I'm trying to prove the following inequality:
For $x,y,z\in\mathbb{R}$ with $x+y+z=xy+yz+zx$, prove that $$ \frac{x}{x^2+1}+\frac{y}{y^2+1}+\frac{z}{z^2+1}\ge-\frac{1}{2} $$ My approach:
After slight manipulation the inequality is equivalent to: $$ \sum_{cyc}\frac{(x+1)^2}{x^2+1}\ge 2 $$ Now, applying CS is legitimate and it reduces the inequality to proving: $$ s^2-10s-3\le0 $$ with $s=x+y+z=xy+yz+zx$, but I'm not quite sure if this is still true. Could anybody give me a hint in the right direction? Any help is highly appreciated.

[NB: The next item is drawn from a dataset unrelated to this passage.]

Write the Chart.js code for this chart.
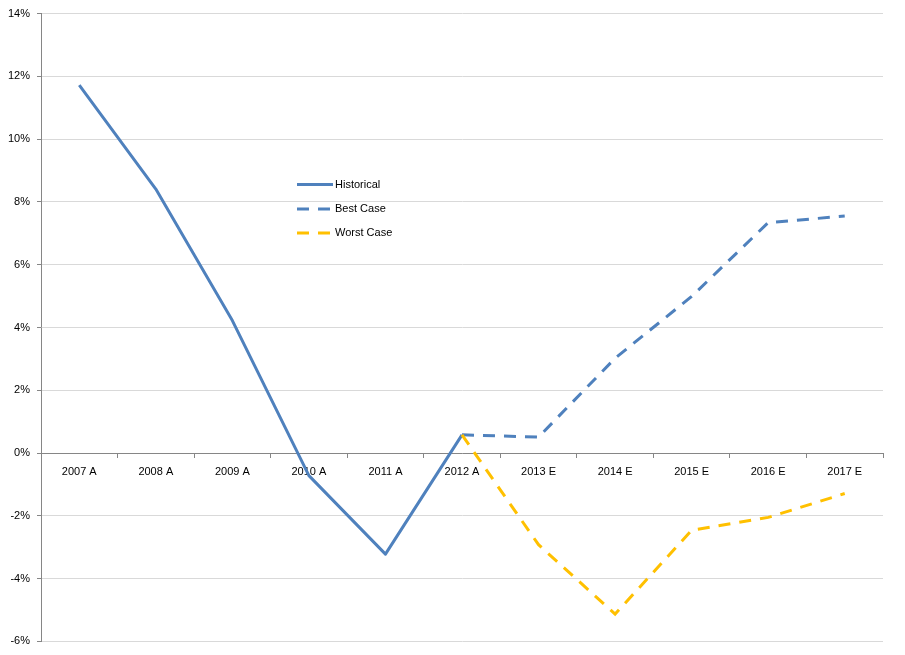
<!DOCTYPE html>
<html>
<head>
<meta charset="utf-8">
<script src="https://cdn.jsdelivr.net/npm/chart.js@4/dist/chart.umd.min.js"></script>
<style>
  html, body { margin: 0; padding: 0; background: #fff; }
  #wrap { position: relative; width: 905px; height: 655px; }
</style>
</head>
<body>
<div id="wrap"><canvas id="c" width="905" height="655"></canvas></div>
<script>
const categories = ['2007 A','2008 A','2009 A','2010 A','2011 A','2012 A','2013 E','2014 E','2015 E','2016 E','2017 E'];
const historical = [11.72, 8.41, 4.22, -0.72, -3.22, 0.58, null, null, null, null, null];
const bestCase   = [null, null, null, null, null, 0.58, 0.51, 3.02, 4.99, 7.34, 7.55];
const worstCase  = [null, null, null, null, null, 0.58, -2.92, -5.13, -2.46, -2.05, -1.29];
const yTicksMin = -6, yTicksMax = 14, yStep = 2;

const FONT = "'Liberation Sans', Arial, sans-serif";
const BLUE = '#4f81bd', GOLD = '#ffc000';

const legendPlugin = {
  id: 'innerLegend',
  afterDraw(chart) {
    const ctx = chart.ctx;
    const x0 = 297, x1 = 333, tx = 335;
    const ys = [184.5, 209, 233];
    const dsOrder = [0, 1, 2];
    ctx.save();
    ctx.font = '11px ' + FONT;
    ctx.textBaseline = 'middle';
    ctx.textAlign = 'left';
    dsOrder.forEach((i, k) => {
      const ds = chart.data.datasets[i];
      ctx.beginPath();
      ctx.strokeStyle = ds.borderColor;
      ctx.lineWidth = ds.borderWidth;
      ctx.lineCap = 'butt';
      ctx.setLineDash(ds.borderDash || []);
      ctx.moveTo(x0, ys[k]);
      ctx.lineTo(x1, ys[k]);
      ctx.stroke();
      ctx.setLineDash([]);
      ctx.fillStyle = '#000';
      ctx.fillText(ds.label, tx, ys[k]);
    });
    ctx.restore();
  }
};

new Chart(document.getElementById('c'), {
  type: 'line',
  data: {
    labels: categories,
    datasets: [
      { label: 'Historical', data: historical, borderColor: BLUE, borderWidth: 3, pointRadius: 0, tension: 0, borderJoinStyle: 'round', order: 2 },
      { label: 'Best Case', data: bestCase, borderColor: BLUE, borderWidth: 3, borderDash: [12, 9], pointRadius: 0, tension: 0, order: 1 },
      { label: 'Worst Case', data: worstCase, borderColor: GOLD, borderWidth: 3, borderDash: [12, 9], pointRadius: 0, tension: 0, order: 0 }
    ]
  },
  options: {
    responsive: false,
    animation: false,
    layout: { padding: { left: 0, right: 22, top: 8, bottom: 13 } },
    plugins: { legend: { display: false }, tooltip: { enabled: false } },
    scales: {
      x: {
        position: { y: 0 },
        offset: true,
        grid: { display: true, drawOnChartArea: false, drawTicks: true, tickLength: 4, offset: true, tickColor: '#868686', color: '#868686' },
        border: { display: true, color: '#868686', width: 1 },
        ticks: { font: { family: FONT, size: 11 }, color: '#000', padding: 8, maxRotation: 0, autoSkip: false }
      },
      y: {
        min: yTicksMin, max: yTicksMax,
        afterFit(scale) { scale.width = 41; },
        grid: { color: '#d9d9d9', tickLength: 4, tickColor: '#868686', lineWidth: 1 },
        border: { display: true, color: '#868686', width: 1 },
        ticks: { stepSize: yStep, font: { family: FONT, size: 11 }, color: '#000', padding: 7, callback: v => v + '%' }
      }
    }
  },
  plugins: [legendPlugin]
});
</script>
</body>
</html>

Here is a way to use CS to solve the inequality. First, we re-write what we want to prove as $$\frac{(x+1)^2}{x^2+1}+\frac{(y+1)^2}{y^2+1} \ge 2-\frac{(z+1)^2}{z^2+1} = \frac{(z-1)^2}{z^2+1}$$
Now the constraint gives $z = \dfrac{x+y-xy}{x+y-1}$. Using this, we need to only show $$\frac{(x+1)^2}{x^2+1}+\frac{(y+1)^2}{y^2+1} \ge \frac{(xy-1)^2}{(x+y-xy)^2+(x+y-1)^2}$$
Using CS on the LHS, we have $$\left(\frac{(x+1)^2}{x^2+1}+\frac{(y+1)^2}{y^2+1}\right)\left((x^2+1)(y-1)^2+(y^2+1)(x-1)^2 \right) \ge \left((x+1)(y-1)+(y+1)(x-1) \right)^2=4(xy-1)^2$$
Thus it is sufficient to show $$4(x+y-xy)^2+4(x+y-1)^2 \ge (x^2+1)(y-1)^2+(y^2+1)(x-1)^2$$ which reduces to showing that the following quadratic (in say $x$) is non-negative: $$(y^2-3y+3)x^2 - (3 y^2-8 y+3)x + (3y^2-3y+1) \ge 0$$ which is easy to show as its discriminant, $-3(y^2-1)^2$ is never positive.